June 17, 2026

PTI flays budget over ‘broken promises’

PTI’s Senate parliamentary leader Barrister Syed Ali Zafar has rejected the federal budget, calling it a package of broken promises. He said the plan failed to offer relief, jobs or a credible long-term growth strategy.

News Desk

News Desk

June 17, 2026

PTI flays budget over ‘broken promises’

ISLAMABAD: Pakistan Tehreek-e-Insaf criticised the federal budget in the Senate on Tuesday, with its parliamentary leader Barrister Syed Ali Zafar describing the government’s fiscal plan as a package of broken promises and arguing that it failed to provide public relief or a workable path to long-term economic growth.

Opening his speech on the FY2026-27 budget, Zafar said a budget should serve two central purposes: improving the lives of ordinary people and creating a foundation for sustained growth and employment. He told the Senate that the government’s plan had fallen short on both counts, saying it offered neither meaningful support for households under strain nor a credible framework for economic revival and job creation.

"Unfortunately, this budget fails to achieve either objective. It neither provides meaningful relief to the common citizen nor sets out a credible long-term plan for economic development and job creation," Zafar said, addressing the upper house.

The PTI senator said the government had overlooked what he called 11 vital areas that should have been at the centre of a serious economic programme. He listed these as a long-term growth strategy, an industrialisation policy, agricultural reforms despite increasing imports of cotton, wheat and sugar, export promotion, youth employment, expansion of the information technology sector, a solution to circular debt, a coherent energy policy, investment in dams and water conservation in view of mounting pressure on the Jhelum and Chenab rivers, climate change, population growth management and education.

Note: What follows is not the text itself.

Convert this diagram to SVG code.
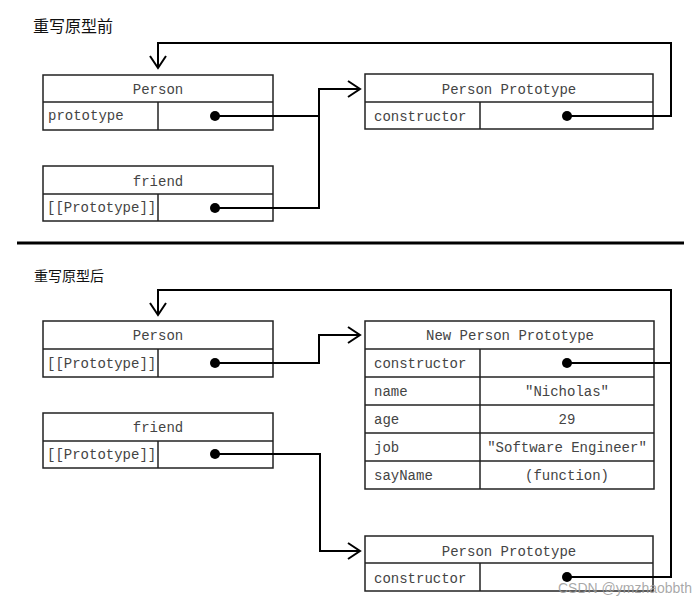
<svg xmlns="http://www.w3.org/2000/svg" width="697" height="604" viewBox="0 0 697 604">
<defs>
<style>
.box{fill:#fff;stroke:#222;stroke-width:1.5}
.ln{stroke:#222;stroke-width:1.5;fill:none}
.t{font-family:"Liberation Mono","Courier New",monospace;font-size:14px;fill:#444}
.c{text-anchor:middle}
.title{font-family:"Noto Sans CJK SC","Noto Sans",sans-serif;fill:#111}
.con{fill:none;stroke:#000;stroke-width:2}
.dot{fill:#000}
</style>
<marker id="arr" viewBox="0 0 16 20" markerWidth="16" markerHeight="20" refX="14" refY="10" orient="auto" markerUnits="userSpaceOnUse">
<path d="M2,2 L14,10 L2,18" fill="none" stroke="#000" stroke-width="2"/>
</marker>
</defs>
<rect width="697" height="604" fill="#fff"/>

<text class="title" x="33" y="32" font-size="16">重写原型前</text>
<text class="title" x="34" y="281" font-size="14">重写原型后</text>
<line x1="17" y1="243" x2="684" y2="243" stroke="#000" stroke-width="3"/>

<g id="person1">
<rect class="box" x="43" y="75" width="230" height="55"/>
<line class="ln" x1="43" y1="102" x2="273" y2="102"/>
<line class="ln" x1="158" y1="102" x2="158" y2="130"/>
<text class="t c" x="158" y="94">Person</text>
<text class="t" x="48" y="120">prototype</text>
</g>

<g id="friend1">
<rect class="box" x="43" y="166" width="230" height="55"/>
<line class="ln" x1="43" y1="194" x2="273" y2="194"/>
<line class="ln" x1="158" y1="194" x2="158" y2="221"/>
<text class="t c" x="158" y="186">friend</text>
<text class="t" x="47" y="212">[[Prototype]]</text>
</g>

<g id="proto1">
<rect class="box" x="365" y="74" width="288" height="55"/>
<line class="ln" x1="365" y1="102" x2="653" y2="102"/>
<line class="ln" x1="480" y1="102" x2="480" y2="129"/>
<text class="t c" x="509" y="94">Person Prototype</text>
<text class="t" x="374" y="121">constructor</text>
</g>

<g id="person2">
<rect class="box" x="43" y="321" width="230" height="56"/>
<line class="ln" x1="43" y1="349" x2="273" y2="349"/>
<line class="ln" x1="158" y1="349" x2="158" y2="377"/>
<text class="t c" x="158" y="340">Person</text>
<text class="t" x="47" y="368">[[Prototype]]</text>
</g>

<g id="friend2">
<rect class="box" x="43" y="413" width="230" height="55"/>
<line class="ln" x1="43" y1="441" x2="273" y2="441"/>
<line class="ln" x1="158" y1="441" x2="158" y2="468"/>
<text class="t c" x="158" y="432">friend</text>
<text class="t" x="47" y="459">[[Prototype]]</text>
</g>

<g id="newproto">
<rect class="box" x="365" y="321" width="289" height="168"/>
<line class="ln" x1="365" y1="349" x2="654" y2="349"/>
<line class="ln" x1="365" y1="377" x2="654" y2="377"/>
<line class="ln" x1="365" y1="405" x2="654" y2="405"/>
<line class="ln" x1="365" y1="433" x2="654" y2="433"/>
<line class="ln" x1="365" y1="461" x2="654" y2="461"/>
<line class="ln" x1="480" y1="349" x2="480" y2="489"/>
<text class="t c" x="510" y="340">New Person Prototype</text>
<text class="t" x="374" y="368">constructor</text>
<text class="t" x="374" y="396">name</text>
<text class="t c" x="567" y="396">"Nicholas"</text>
<text class="t" x="374" y="424">age</text>
<text class="t c" x="567" y="424">29</text>
<text class="t" x="374" y="452">job</text>
<text class="t c" x="567" y="452">"Software Engineer"</text>
<text class="t" x="374" y="480">sayName</text>
<text class="t c" x="567" y="480">(function)</text>
</g>

<g id="proto2">
<rect class="box" x="365" y="536" width="288" height="55"/>
<line class="ln" x1="365" y1="563" x2="653" y2="563"/>
<line class="ln" x1="480" y1="563" x2="480" y2="591"/>
<text class="t c" x="509" y="556">Person Prototype</text>
<text class="t" x="374" y="583">constructor</text>
</g>

<g id="connectors">
<path class="con" d="M215,116 H319 V89 H360" marker-end="url(#arr)"/>
<path class="con" d="M215,208 H319 V116"/>
<path class="con" d="M567,116 H671 V43 H158 V68" marker-end="url(#arr)"/>
<path class="con" d="M215,363 H319 V335 H360" marker-end="url(#arr)"/>
<path class="con" d="M215,454 H320 V551 H360" marker-end="url(#arr)"/>
<path class="con" d="M567,363 H671 V290 H158 V315" marker-end="url(#arr)"/>
<path class="con" d="M567,577 H671 V363"/>
<circle class="dot" cx="215" cy="116" r="5"/>
<circle class="dot" cx="215" cy="208" r="5"/>
<circle class="dot" cx="567" cy="116" r="5"/>
<circle class="dot" cx="215" cy="363" r="5"/>
<circle class="dot" cx="215" cy="454" r="5"/>
<circle class="dot" cx="567" cy="363" r="5"/>
<circle class="dot" cx="567" cy="577" r="5"/>
</g>

<text x="558" y="593" font-family="'Liberation Sans',Arial,sans-serif" font-size="14" fill="#999" fill-opacity="0.85">CSDN @ymzhaobbth</text>
</svg>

He also said successive governments had relied on short-term measures instead of addressing structural problems in the economy. Turning specifically to education, Zafar said the sector had been ignored despite its importance to national development.

"Education is the foundation of progress and prosperity, yet the government appears to have neglected it entirely. It is as though the government does not wish to spread the light of knowledge among the people but is instead content to leave them in the darkness of ignorance," he said, speaking on education.